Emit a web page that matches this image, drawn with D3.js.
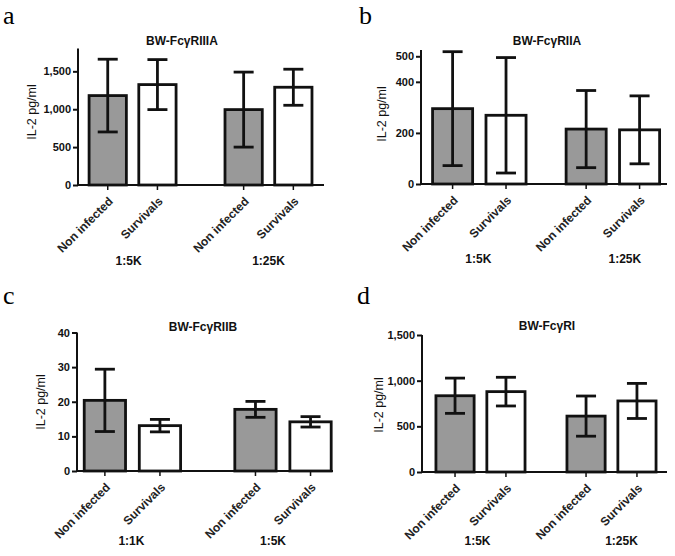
<!DOCTYPE html>
<html><head><meta charset="utf-8">
<script src="https://cdn.jsdelivr.net/npm/d3@7"></script>
<style>body{margin:0;background:#fff}</style>
</head><body><svg id="c" width="675" height="556"></svg>
<script>
const conditions = ["Non infected", "Survivals"];
const groupsABD = ["1:5K", "1:25K"];
const groupsC = ["1:1K", "1:5K"];
const titles = ["BW-FcγRIIIA", "BW-FcγRIIA", "BW-FcγRIIB", "BW-FcγRI"];
const letters = ["a", "b", "c", "d"];
const yLabel = "IL-2 pg/ml";
// order: group1 Non infected, group1 Survivals, group2 Non infected, group2 Survivals
const meansA = [1180, 1325, 995, 1290];
const sdA = [480, 330, 495, 238];
const meansB = [295, 269, 215, 212];
const sdB = [223, 226, 151, 133];
const meansC = [20.4, 13.1, 17.8, 14.2];
const sdC = [9.0, 1.8, 2.3, 1.5];
const meansD = [835, 880, 612, 778];
const sdD = [193, 157, 220, 192];
const ticksA = [0, 500, 1000, 1500];
const ticksB = [0, 200, 400, 500];
const ticksC = [0, 10, 20, 30, 40];
const ticksD = [0, 500, 1000, 1500];
const yMax = [1800, 525, 40, 1500];

const layouts = [
  {x0:78, x1:324, y0:185, yTop:48.6, pi:0.36, po:0.085, al:0.48, tx:182, ty:45, lx:3, ly:24, ylx:32, yly:112, gly:265, gdx:[-4,0]},
  {x0:421, x1:667, y0:184, yTop:49.9, pi:0.30, po:0.071, al:0.61, tx:547, ty:45, lx:359, ly:24, ylx:382, yly:114, gly:263, gdx:[-1,12]},
  {x0:77, x1:333, y0:471, yTop:332.5, pi:0.36, po:0.03, al:0.8, tx:203, ty:331, lx:3, ly:304, ylx:41, yly:402, gly:545, gdx:[-1,-10]},
  {x0:422, x1:667, y0:472, yTop:335, pi:0.32, po:0.095, al:0.56, tx:547, ty:330, lx:357, ly:304, ylx:379, yly:405, gly:545, gdx:[-3,10]}
];

const panels = [
  {groups:groupsABD, means:meansA, sd:sdA, ticks:ticksA},
  {groups:groupsABD, means:meansB, sd:sdB, ticks:ticksB},
  {groups:groupsC, means:meansC, sd:sdC, ticks:ticksC},
  {groups:groupsABD, means:meansD, sd:sdD, ticks:ticksD}
];

const svg = d3.select("#c");
svg.append("rect").attr("width", 675).attr("height", 556).attr("fill", "#fff");
const SANS = "'Liberation Sans', Arial, sans-serif";
const ink = "#111";

panels.forEach((p, k) => {
  const L = layouts[k];
  const g = svg.append("g");
  const y = d3.scaleLinear().domain([0, yMax[k]]).range([L.y0, L.yTop]);
  const x0 = d3.scaleBand().domain(p.groups).range([L.x0, L.x1])
    .paddingInner(L.pi).paddingOuter(L.po).align(L.al);
  const x1 = d3.scaleBand().domain(conditions).range([0, x0.bandwidth()])
    .paddingInner(0.25).paddingOuter(0);
  const data = p.groups.flatMap((gr, i) => conditions.map((c, j) => ({
    g: gr, c: c, m: p.means[i * 2 + j], s: p.sd[i * 2 + j]
  })));
  const cx = d => x0(d.g) + x1(d.c) + x1.bandwidth() / 2;

  // bars
  g.selectAll("rect.bar").data(data).join("rect").attr("class", "bar")
    .attr("x", d => x0(d.g) + x1(d.c)).attr("width", x1.bandwidth())
    .attr("y", d => y(d.m)).attr("height", d => y(0) - y(d.m))
    .attr("fill", d => d.c === conditions[0] ? "#999999" : "#ffffff")
    .attr("stroke", ink).attr("stroke-width", 2.8);

  // error bars
  const eb = g.selectAll("g.eb").data(data).join("g").attr("class", "eb")
    .attr("stroke", ink).attr("stroke-width", 2.8);
  eb.append("line").attr("x1", cx).attr("x2", cx)
    .attr("y1", d => y(d.m - d.s)).attr("y2", d => y(d.m + d.s));
  eb.append("line").attr("x1", d => cx(d) - 10).attr("x2", d => cx(d) + 10)
    .attr("y1", d => y(d.m + d.s)).attr("y2", d => y(d.m + d.s));
  eb.append("line").attr("x1", d => cx(d) - 10).attr("x2", d => cx(d) + 10)
    .attr("y1", d => y(d.m - d.s)).attr("y2", d => y(d.m - d.s));

  // y axis
  const yAxis = d3.axisLeft(y).tickValues(p.ticks).tickSize(5).tickPadding(2)
    .tickFormat(d3.format(","));
  const yg = g.append("g").attr("transform", `translate(${L.x0},0)`).call(yAxis);
  yg.select(".domain").remove();
  yg.selectAll(".tick line").attr("stroke", ink).attr("stroke-width", 2);
  yg.selectAll(".tick text").attr("fill", ink).style("font-family", SANS)
    .style("font-size", "11px").style("font-weight", "bold");
  g.append("line").attr("x1", L.x0).attr("x2", L.x0)
    .attr("y1", y(0) + 1).attr("y2", y(yMax[k])).attr("stroke", ink).attr("stroke-width", 2);
  // x axis
  g.append("line").attr("x1", L.x0 - 1).attr("x2", L.x1)
    .attr("y1", y(0)).attr("y2", y(0)).attr("stroke", ink).attr("stroke-width", 2);
  g.selectAll("line.xt").data(data).join("line").attr("class", "xt")
    .attr("x1", cx).attr("x2", cx).attr("y1", y(0)).attr("y2", y(0) + 5)
    .attr("stroke", ink).attr("stroke-width", 1.5);
  g.selectAll("text.cat").data(data).join("text").attr("class", "cat")
    .attr("transform", d => `translate(${cx(d) + 3},${y(0) + 14}) rotate(-45)`)
    .attr("text-anchor", "end").attr("dy", "0.35em")
    .style("font-family", SANS).style("font-size", "12px").style("font-weight", "bold")
    .attr("fill", "#222").text(d => d.c);
  // group labels
  g.selectAll("text.grp").data(p.groups).join("text").attr("class", "grp")
    .attr("x", (d, i) => x0(d) + x0.bandwidth() / 2 + L.gdx[i]).attr("y", L.gly)
    .attr("text-anchor", "middle").style("font-family", SANS)
    .style("font-size", "12px").style("font-weight", "bold").attr("fill", ink)
    .text(d => d);
  // y label
  g.append("text").attr("transform", `translate(${L.ylx},${L.yly}) rotate(-90)`)
    .attr("text-anchor", "middle").attr("dy", "0.35em")
    .style("font-family", SANS).style("font-size", "12.5px").attr("fill", ink)
    .text(yLabel);
  // title
  g.append("text").attr("x", L.tx).attr("y", L.ty).attr("text-anchor", "middle")
    .style("font-family", SANS).style("font-size", "12px").style("font-weight", "bold")
    .attr("fill", ink).text(titles[k]);
  // panel letter
  svg.append("text").attr("x", L.lx).attr("y", L.ly)
    .style("font-family", "'Liberation Serif', 'Times New Roman', serif")
    .style("font-size", "26px").attr("fill", "#000").text(letters[k]);
});
</script>
</body></html>
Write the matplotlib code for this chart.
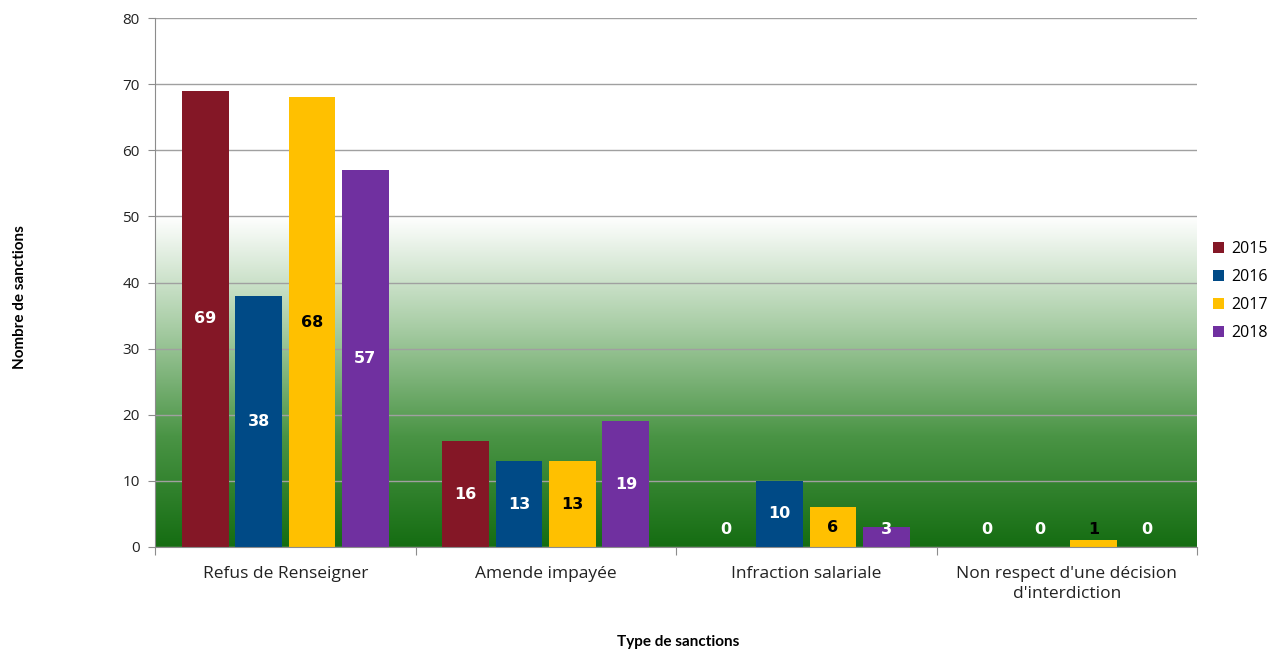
import numpy as np
import matplotlib.pyplot as plt
from matplotlib.colors import LinearSegmentedColormap

# Sanctions per type and year
categories = ["Refus de Renseigner", "Amende impayée", "Infraction salariale",
              "Non respect d'une décision\nd'interdiction"]
years = ["2015", "2016", "2017", "2018"]
v2015 = [69, 16, 0, 0]
v2016 = [38, 13, 10, 0]
v2017 = [68, 13, 6, 1]
v2018 = [57, 19, 3, 0]
series = [v2015, v2016, v2017, v2018]

colors = ["#841726", "#004a86", "#ffc000", "#7030a0"]
label_colors = ["white", "white", "black", "white"]

fig = plt.figure(figsize=(12.79, 6.5), dpi=100)
ax = fig.add_axes([155/1279, 1-547/650, (1197-155)/1279, (547-18)/650])

ax.set_xlim(-0.5, len(categories) - 0.5)
ax.set_ylim(0, 80)

# green gradient behind the lower part of the plot
grad = LinearSegmentedColormap.from_list("g", ["#156d12", "#4a9445", "#a8cda5", "#ffffff"])
ramp = np.linspace(0, 1, 256).reshape(-1, 1)
ax.imshow(ramp, cmap=grad, aspect="auto", origin="lower",
          extent=[-0.5, len(categories) - 0.5, 0, 50], zorder=0)

ax.set_yticks(range(0, 81, 10))
ax.grid(axis="y", color="#a0a0a0", linewidth=1, zorder=1)
ax.set_axisbelow(True)

x = np.arange(len(categories))
width = 0.18
step = 0.205
for i, (vals, c, lc, yr) in enumerate(zip(series, colors, label_colors, years)):
    xs = x + (i - 1.5) * step
    ax.bar(xs, vals, width=width, color=c, label=yr, zorder=2)
    for xi, v in zip(xs, vals):
        ax.text(xi, max(v / 2, 2.6), str(v), ha="center", va="center",
                color=lc, fontsize=11.5, fontweight="bold",
                family="DejaVu Sans", zorder=3)

for s in ["top", "right"]:
    ax.spines[s].set_visible(False)
for s in ["left", "bottom"]:
    ax.spines[s].set_color("#8c8c8c")

ax.tick_params(axis="y", length=5, color="#8c8c8c", labelsize=11, pad=6)
ax.set_xticks(np.arange(-0.5, len(categories), 1))
ax.set_xticks(x, minor=True)
ax.set_xticklabels([])
ax.set_xticklabels(categories, minor=True, fontsize=12.5, linespacing=1.3)
ax.tick_params(axis="x", which="major", length=6, color="#8c8c8c")
ax.tick_params(axis="x", which="minor", length=0, pad=14)
for t in ax.get_yticklabels() + ax.get_xticklabels(minor=True):
    t.set_family("Open Sans")
    t.set_color("#222222")

fig.text(20/1279, 1-297/650, "Nombre de sanctions", rotation=90, ha="center",
         va="center", fontsize=11, fontweight="bold", family="Lato")
fig.text(678/1279, 1-642/650, "Type de sanctions", ha="center", va="center",
         fontsize=11, fontweight="bold", family="Lato")

leg = fig.legend(loc="center left", bbox_to_anchor=(1199/1279, 1-291/650),
                 frameon=False, fontsize=11.5, handlelength=0.65, handleheight=0.65,
                 handletextpad=0.5, labelspacing=0.75)
for t in leg.get_texts():
    t.set_family("Open Sans")

fig.savefig("out.png", dpi=100)
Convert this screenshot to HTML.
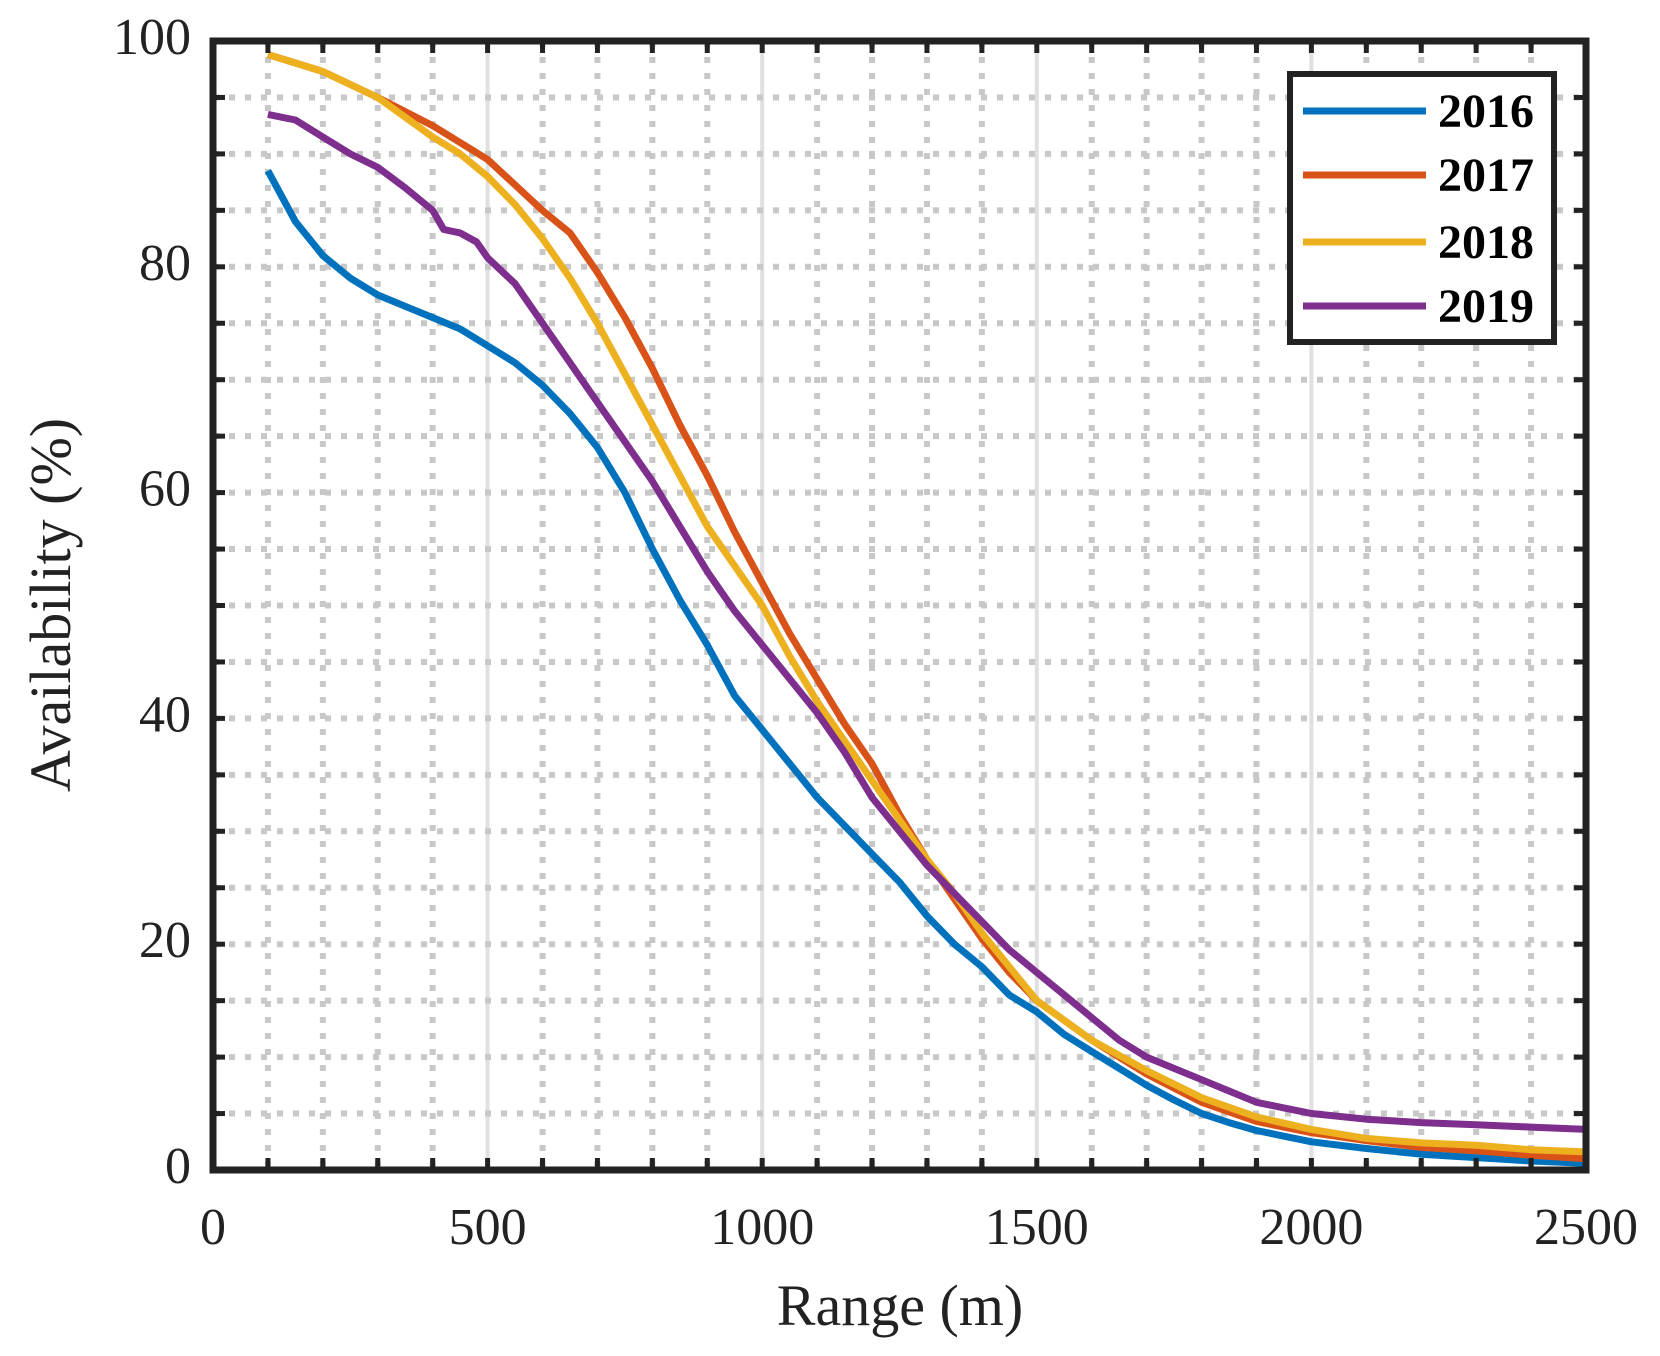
<!DOCTYPE html>
<html><head><meta charset="utf-8"><style>
html,body{margin:0;padding:0;background:#fff}
svg{display:block}
text{font-family:"Liberation Serif",serif;fill:#222}
</style></head><body>
<svg id="chart" width="1660" height="1356" viewBox="0 0 1660 1356">
<g id="grid"></g>
<g id="series"></g>
<g id="axes"></g>
<g id="legend"></g>
</svg>
<script>
const xTicks=[0,500,1000,1500,2000,2500];
const yTicks=[0,20,40,60,80,100];
const years=["2016","2017","2018","2019"];
const colors=["#0072BD","#D95319","#EDB120","#7E2F8E"];
const x2016=[100,150,200,250,300,350,400,450,500,550,600,650,700,750,800,850,900,950,1000,1050,1100,1150,1200,1250,1300,1350,1400,1450,1500,1550,1600,1650,1700,1750,1800,1850,1900,2000,2100,2200,2300,2400,2500];
const y2016=[88.5,84,81,79,77.5,76.5,75.5,74.5,73,71.5,69.5,67,64,60,55,50.5,46.5,42,39,36,33,30.5,28,25.5,22.5,20,18,15.5,14,12,10.5,9,7.5,6.2,5,4.2,3.5,2.5,1.9,1.4,1.1,0.8,0.6];
const x2017=[100,200,300,400,500,600,650,700,750,800,850,900,950,1000,1050,1100,1150,1200,1250,1300,1350,1400,1450,1500,1600,1700,1800,1900,2000,2100,2200,2300,2400,2500];
const y2017=[98.8,97.3,95,92.5,89.5,85,83,79.5,75.5,71,66,61.5,56.5,52,47.5,43.5,39.5,36,31.5,27.5,24,20.5,17.5,15,11.5,8.5,6,4.3,3.3,2.6,2.0,1.7,1.3,1.0];
const x2018=[100,200,300,400,450,500,550,600,650,700,750,800,850,900,950,1000,1050,1100,1150,1200,1250,1300,1350,1400,1450,1500,1600,1700,1800,1900,2000,2100,2200,2300,2400,2500];
const y2018=[98.8,97.3,95,91.5,90,88,85.5,82.5,79,75,70.5,66,61.5,57,53.5,50,45.5,41.5,38,34.5,31,27.5,24.5,21,18,15,11.5,8.8,6.4,4.7,3.6,2.8,2.4,2.2,1.8,1.6];
const x2019=[100,150,200,250,300,350,400,420,450,480,500,550,600,650,700,750,800,850,900,950,1000,1050,1100,1150,1200,1250,1300,1350,1400,1450,1500,1550,1600,1650,1700,1800,1850,1900,1950,2000,2100,2200,2300,2400,2500];
const y2019=[93.5,93,91.5,90,88.8,87,85,83.3,83,82.2,80.8,78.5,75,71.5,68,64.5,61,57,53,49.5,46.5,43.5,40.5,37,33,30,27,24.5,22,19.5,17.5,15.5,13.5,11.5,10,8,7,6,5.5,5.0,4.5,4.2,4.0,3.8,3.6];
const seriesX=[x2016,x2017,x2018,x2019];
const seriesY=[y2016,y2017,y2018,y2019];

const L=213,R=1586,T=41,B=1170;
const sx=v=>L+(v/2500)*(R-L);
const sy=v=>B-(v/100)*(B-T);
const NS="http://www.w3.org/2000/svg";
function mk(tag,attrs,parent){const e=document.createElementNS(NS,tag);for(const k in attrs)e.setAttribute(k,attrs[k]);parent.appendChild(e);return e;}
const grid=document.getElementById('grid'),axes=document.getElementById('axes'),ser=document.getElementById('series'),leg=document.getElementById('legend');

for(let v=100;v<2500;v+=100){
  const major=v%500===0;
  const g=mk('line',{x1:sx(v),x2:sx(v),y1:T,y2:B,stroke:major?'#e0e0e0':'#c8c8c8','stroke-width':major?4:6,'stroke-dasharray':major?'none':'6 10'},grid);
  
  
}
for(let v=5;v<100;v+=5){
  const g=mk('line',{x1:L,x2:R,y1:sy(v),y2:sy(v),stroke:'#c8c8c8','stroke-width':6,'stroke-dasharray':'6 10'},grid);
  
  
}
seriesX.forEach((xs,i)=>{
  const d=xs.map((x,j)=>(j?'L':'M')+sx(x).toFixed(1)+' '+sy(seriesY[i][j]).toFixed(1)).join(' ');
  const p=mk('path',{d:d,fill:'none',stroke:colors[i],'stroke-width':7,'stroke-linejoin':'round'},ser);
  
  
});
for(let v=100;v<2500;v+=100){
  mk('line',{x1:sx(v),x2:sx(v),y1:T,y2:T+12,stroke:'#222','stroke-width':5},axes);
  mk('line',{x1:sx(v),x2:sx(v),y1:B,y2:B-12,stroke:'#222','stroke-width':5},axes);
}
for(let v=5;v<100;v+=5){
  mk('line',{x1:L,x2:L+12,y1:sy(v),y2:sy(v),stroke:'#222','stroke-width':5},axes);
  mk('line',{x1:R,x2:R-12,y1:sy(v),y2:sy(v),stroke:'#222','stroke-width':5},axes);
}
const frame=mk('rect',{x:L,y:T,width:R-L,height:B-T,fill:'none',stroke:'#222','stroke-width':7},axes);


xTicks.forEach(v=>{
  const t=mk('text',{x:sx(v),y:1244,'text-anchor':'middle','font-size':52},axes);t.textContent=v;
  
  
});
yTicks.forEach(v=>{
  const t=mk('text',{x:191,y:sy(v)+13,'text-anchor':'end','font-size':52},axes);t.textContent=v;
  
  
});
const xt=mk('text',{x:900,y:1325,'text-anchor':'middle','font-size':58},axes);xt.textContent='Range (m)';


const yt=mk('text',{x:0,y:0,'text-anchor':'middle','font-size':58,transform:'translate(70,605) rotate(-90)'},axes);yt.textContent='Availability (%)';


const lb=mk('rect',{x:1290,y:74,width:264,height:268,fill:'#fff',stroke:'#222','stroke-width':6},leg);


const ly=[111,175,242,306];
years.forEach((yr,i)=>{
  const g=mk('g',{},leg);
  
  
  mk('line',{x1:1303,x2:1426,y1:ly[i],y2:ly[i],stroke:colors[i],'stroke-width':7},g);
  const t=mk('text',{x:1438,y:ly[i]+16,'font-size':48,'font-weight':'bold'},g);t.textContent=yr;
  t.style.fill='#000';
});
</script>
</body></html>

★ ★ ★ ★ ★

◆ **GOAL**: Give again, word for word, only the lines starting at the line with "Write the matplotlib code for this chart." and ending at the line with "from matplotlib.colors import", keeping both end lines; pictures stay out.

◆ **OUTPUT OF THE TASK**:
Write the matplotlib code for this chart.
import numpy as np
import matplotlib.pyplot as plt
from matplotlib.colors import LinearSegmentedColormap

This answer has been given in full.